Wednesday, September 7, 2016

What is it?

Navigation Warfare (NAVWAR) allows the Army to take deliberate defensive and offensive actions to assure U.S. forces position, navigation and timing information (PNT) through coordinated employment of space, cyberspace and electronic warfare operations.

The Army is highly dependent on the use of GPS-delivered PNT data. NAVWAR prevents the use of GPS by hostile forces while ensuring unimpeded use for U.S. forces and allies.

What has the Army done?

The Secretary of the Army designated the Army Space and Missile Defense Command/Army Forces Strategic Command (USASMDC/ARSTRAT) as the Army representative to identify and advocate for positioning, navigation, and timing and navigation warfare requirements through Commander, U.S. Strategic Command to the Joint Staff to establish and formalize joint NAVWAR Requirements.

USASMDC/ARSTRAT is developing a TRADOC-sponsored Army NAVWAR concept whitepaper.

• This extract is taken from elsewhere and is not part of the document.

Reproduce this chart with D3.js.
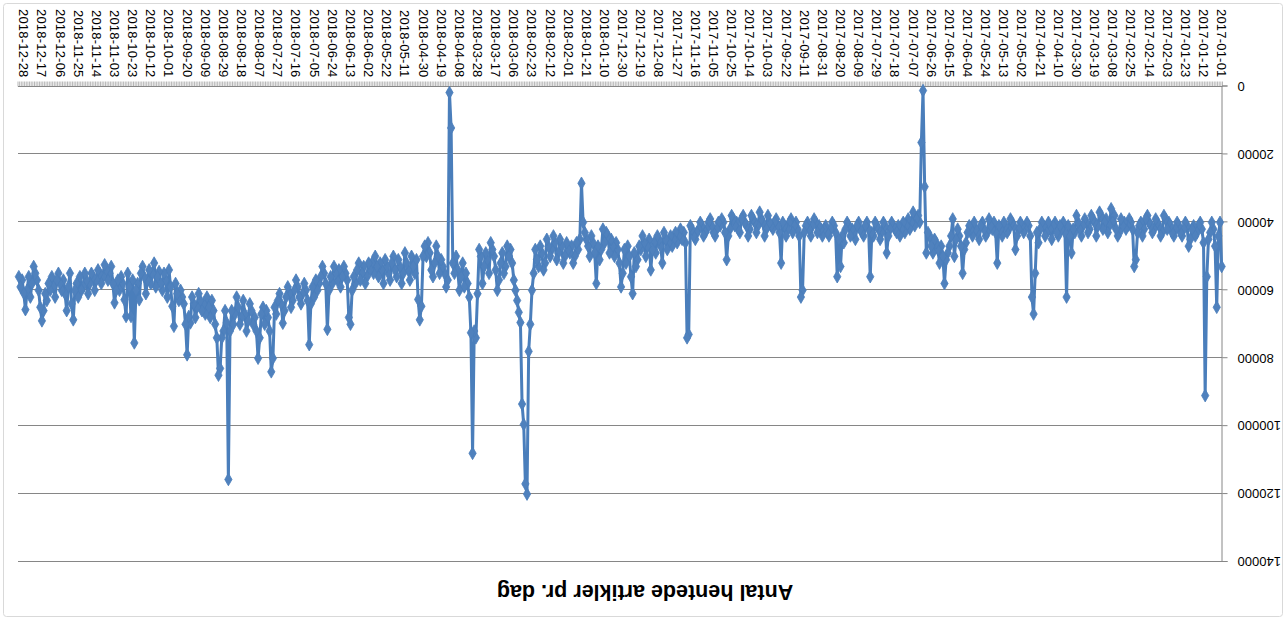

This concept will be used to establish a baseline for how the Army will execute the NAVWAR fight.

USASMDC/ARSTRAT, in conjunction with FORSCOM and the Joint Navigation Warfare Center, supports home station training and Combat Training Center training events under degraded GPS conditions. The goal is to enable tactical formations to develop and train tactics, techniques and procedures that enable Army formations to work. The USASMDC/ARSTRAT Technical Center has several ongoing technology development efforts to enable the key operational task.

What continued efforts are planned for the future?

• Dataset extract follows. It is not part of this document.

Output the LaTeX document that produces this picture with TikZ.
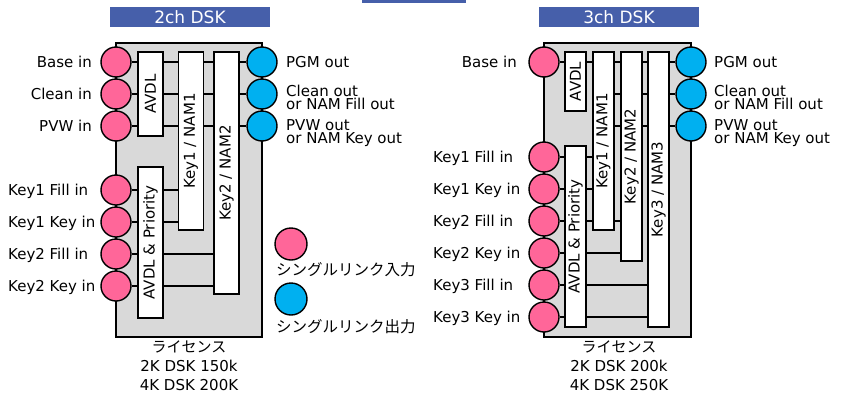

USASMDC/ARSTRAT is the Army lead for institutional unity of effort on NAVWAR.

  • Several research, development, test and evaluation and capability integration efforts are working on this problem independent of one another.
  • The Army is working to expand its focus beyond PNT assurance to all aspects of NAVWAR operations.

Why is this important to the Army?

The Army is highly dependent on the use of PNT data. The typical brigade combat team depends on over 28 different systems and 600 total systems that leverage PNT. The Army has over 250 thousand GPS-dependent systems overall.

Adversaries understand U.S. advantages and are developing capabilities to deny PNT to U.S. forces while simultaneously pursuing independent means of receiving PNT data, including global navigation satellite systems.

PNT data enables the Army to precisely move, shoot and communicate, extend its operational reach, control the tempo of operations, perform mission command all without adversarial interruption.